## PROBLEM TO SOLVE
Everything from the first line down to the line containing "plt.rcParams['font.size'] = 18" is to be retyped exactly, both ends included, with pictures left out.

## GIVEN DATA
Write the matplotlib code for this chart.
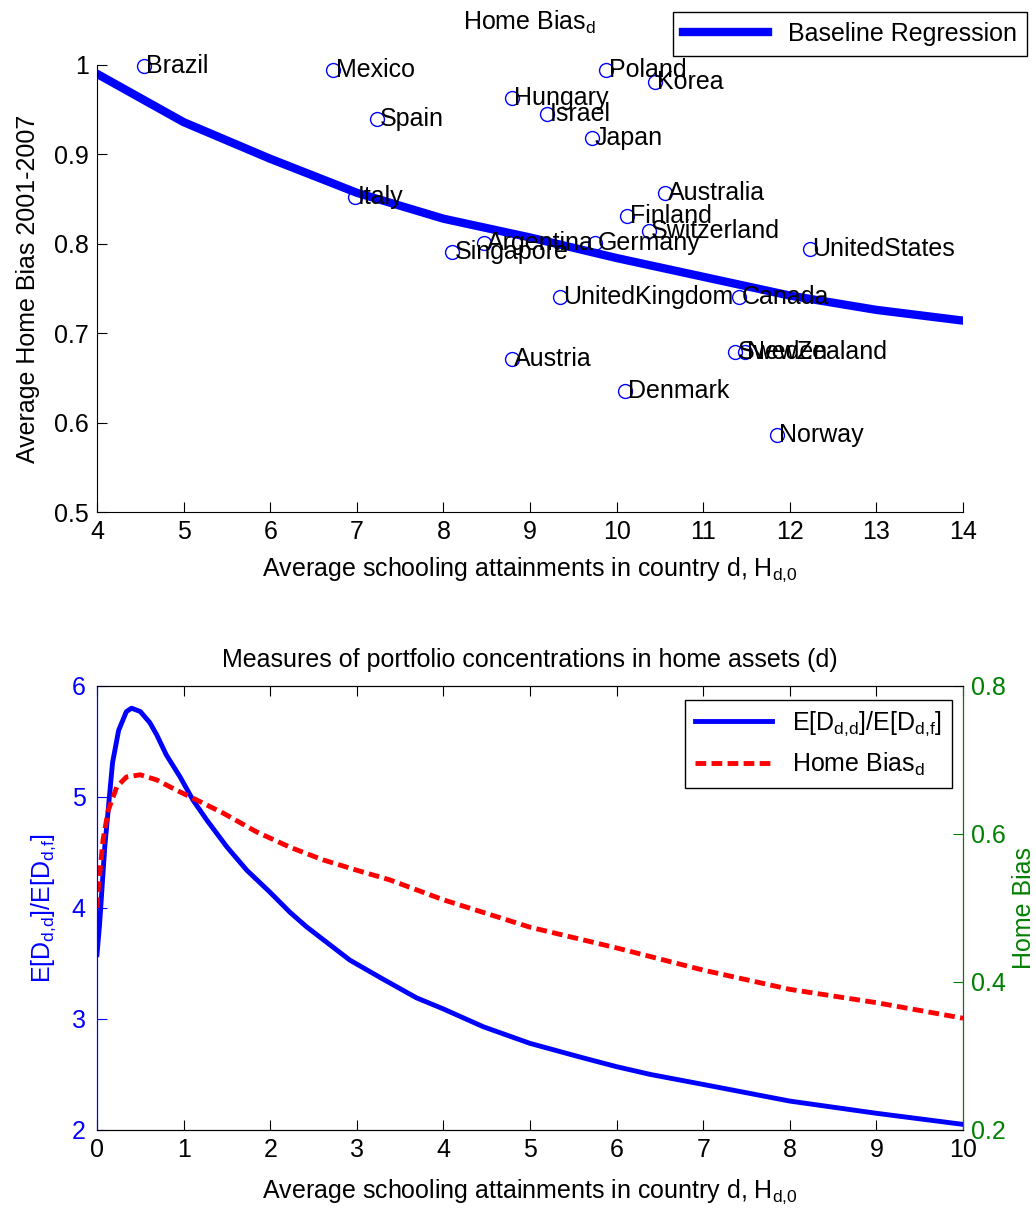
import numpy as np
import matplotlib
matplotlib.use("Agg")
import matplotlib.pyplot as plt

plt.rcParams['font.family'] = ['Liberation Sans', 'DejaVu Sans']
plt.rcParams['mathtext.fontset'] = 'custom'
plt.rcParams['mathtext.rm'] = 'Liberation Sans'
plt.rcParams['mathtext.it'] = 'Liberation Sans:italic'
plt.rcParams['font.size'] = 18

# top panel: countries (schooling, average home bias)
countries = ["Brazil", "Mexico", "Poland", "Korea", "Hungary", "Israel", "Spain",
             "Japan", "Australia", "Italy", "Finland", "Switzerland", "UnitedStates",
             "Argentina", "Germany", "Singapore", "UnitedKingdom", "Canada",
             "Austria", "Sweden", "NewZealand", "Denmark", "Norway"]
schooling = [4.54, 6.73, 9.88, 10.44, 8.79, 9.20, 7.23,
             9.72, 10.56, 6.98, 10.12, 10.37, 12.23,
             8.47, 9.75, 8.10, 9.35, 11.41,
             8.79, 11.37, 11.48, 10.10, 11.85]
home_bias = [0.999, 0.994, 0.994, 0.981, 0.963, 0.945, 0.940,
             0.918, 0.857, 0.852, 0.831, 0.814, 0.794,
             0.801, 0.801, 0.791, 0.740, 0.740,
             0.671, 0.679, 0.679, 0.635, 0.586]

reg_x = [4, 5, 6, 7, 8, 9, 10, 11, 12, 13, 14]
reg_y = [0.990, 0.936, 0.895, 0.857, 0.828, 0.807, 0.784, 0.763, 0.742, 0.726, 0.714]

# bottom panel: model curves
ratio_x = [0.0, 0.03, 0.09, 0.18, 0.25, 0.34, 0.40, 0.50, 0.61, 0.69, 0.80, 0.96,
           1.11, 1.27, 1.50, 1.73, 2.00, 2.23, 2.42, 2.92, 3.30, 3.69, 4.00, 4.46,
           5.00, 5.61, 6.00, 6.39, 7.00, 8.00, 9.00, 10.0]
ratio_y = [3.58, 3.85, 4.55, 5.31, 5.60, 5.77, 5.80, 5.77, 5.67, 5.56, 5.38, 5.18,
           4.97, 4.79, 4.55, 4.34, 4.14, 3.96, 3.83, 3.53, 3.36, 3.19, 3.09, 2.93,
           2.78, 2.65, 2.57, 2.50, 2.41, 2.26, 2.15, 2.05]
hb_x = [0.0, 0.01, 0.07, 0.13, 0.23, 0.34, 0.50, 0.69, 0.92, 1.15, 1.46, 1.84,
        2.23, 2.61, 3.00, 3.38, 4.00, 5.00, 6.00, 7.00, 8.00, 9.00, 10.0]
hb_y = [0.50, 0.52, 0.592, 0.632, 0.664, 0.677, 0.680, 0.673, 0.659, 0.646, 0.628, 0.603,
        0.582, 0.565, 0.551, 0.538, 0.511, 0.474, 0.446, 0.416, 0.390, 0.372, 0.351]

xlab = r'Average schooling attainments in country d, H$_\mathrm{d{,}0}$'

fig = plt.figure(figsize=(10.36, 12.15), dpi=100)

# ---- top panel
ax1 = fig.add_axes([0.0936, 0.5786, 0.836, 0.368])
line, = ax1.plot(reg_x, reg_y, color='blue', lw=6, label='Baseline Regression')
ax1.plot(schooling, home_bias, 'o', mfc='none', mec='blue', ms=10, mew=1, clip_on=False)
for name, xv, yv in zip(countries, schooling, home_bias):
    ax1.text(xv + 0.03, yv, name, ha='left', va='center', fontsize=18)
ax1.set_xlim(4, 14)
ax1.set_ylim(0.5, 1.0)
ax1.set_xticks(range(4, 15))
ax1.set_yticks([0.5, 0.6, 0.7, 0.8, 0.9, 1.0])
ax1.set_yticklabels(['0.5', '0.6', '0.7', '0.8', '0.9', '1'])
ax1.spines['top'].set_visible(False)
ax1.spines['right'].set_visible(False)
ax1.tick_params(direction='in', length=7, pad=6)
ax1.set_title(r'Home Bias$_\mathrm{d}$', fontsize=18, pad=25)
ax1.set_xlabel(xlab, labelpad=8)
ax1.set_ylabel('Average Home Bias 2001-2007', labelpad=10)
fig.legend(handles=[line], loc='upper right', bbox_to_anchor=(0.991, 0.990),
           bbox_transform=fig.transFigure, borderaxespad=0, fancybox=False,
           edgecolor='black', framealpha=1, handlelength=3.4, fontsize=18)

# ---- bottom panel
ax2 = fig.add_axes([0.0936, 0.0700, 0.836, 0.3654])
l1, = ax2.plot(ratio_x, ratio_y, color='blue', lw=3.5,
               label=r'E[D$_\mathrm{d{,}d}$]/E[D$_\mathrm{d{,}f}$]')
ax2.set_xlim(0, 10)
ax2.set_ylim(2, 6)
ax2.set_xticks(range(0, 11))
ax2.set_yticks([2, 3, 4, 5, 6])
ax2.tick_params(axis='x', direction='in', length=7, top=True, pad=6)
ax2.tick_params(axis='y', direction='in', length=7, colors='blue', right=True, pad=8)
ax2.spines['left'].set_color('blue')
ax2.set_xlabel(xlab, labelpad=11)
ax2.set_ylabel(r'E[D$_\mathrm{d{,}d}$]/E[D$_\mathrm{d{,}f}$]', color='blue', labelpad=10)
ax2.set_title('Measures of portfolio concentrations in home assets (d)', fontsize=18, pad=14)

ax3 = ax2.twinx()
l2, = ax3.plot(hb_x, hb_y, color='red', lw=3.5, linestyle=(0, (2.2, 1.1)),
               label=r'Home Bias$_\mathrm{d}$')
ax3.set_ylim(0.2, 0.8)
ax3.set_yticks([0.2, 0.4, 0.6, 0.8])
ax3.tick_params(axis='y', direction='in', length=7, colors='green', pad=6)
ax3.spines['right'].set_color('green')
ax3.spines['left'].set_color('blue')
ax3.set_ylabel('Home Bias', color='green', labelpad=4)

ax3.legend(handles=[l1, l2], loc='upper right', bbox_to_anchor=(0.919, 0.424),
           bbox_transform=fig.transFigure, borderaxespad=0, fancybox=False,
           edgecolor='black', framealpha=1, handlelength=3.1, fontsize=18)

fig.savefig('out.png', dpi=100)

## REPLY TO THE TASK
Write the matplotlib code for this chart.
import numpy as np
import matplotlib
matplotlib.use("Agg")
import matplotlib.pyplot as plt

plt.rcParams['font.family'] = ['Liberation Sans', 'DejaVu Sans']
plt.rcParams['mathtext.fontset'] = 'custom'
plt.rcParams['mathtext.rm'] = 'Liberation Sans'
plt.rcParams['mathtext.it'] = 'Liberation Sans:italic'
plt.rcParams['font.size'] = 18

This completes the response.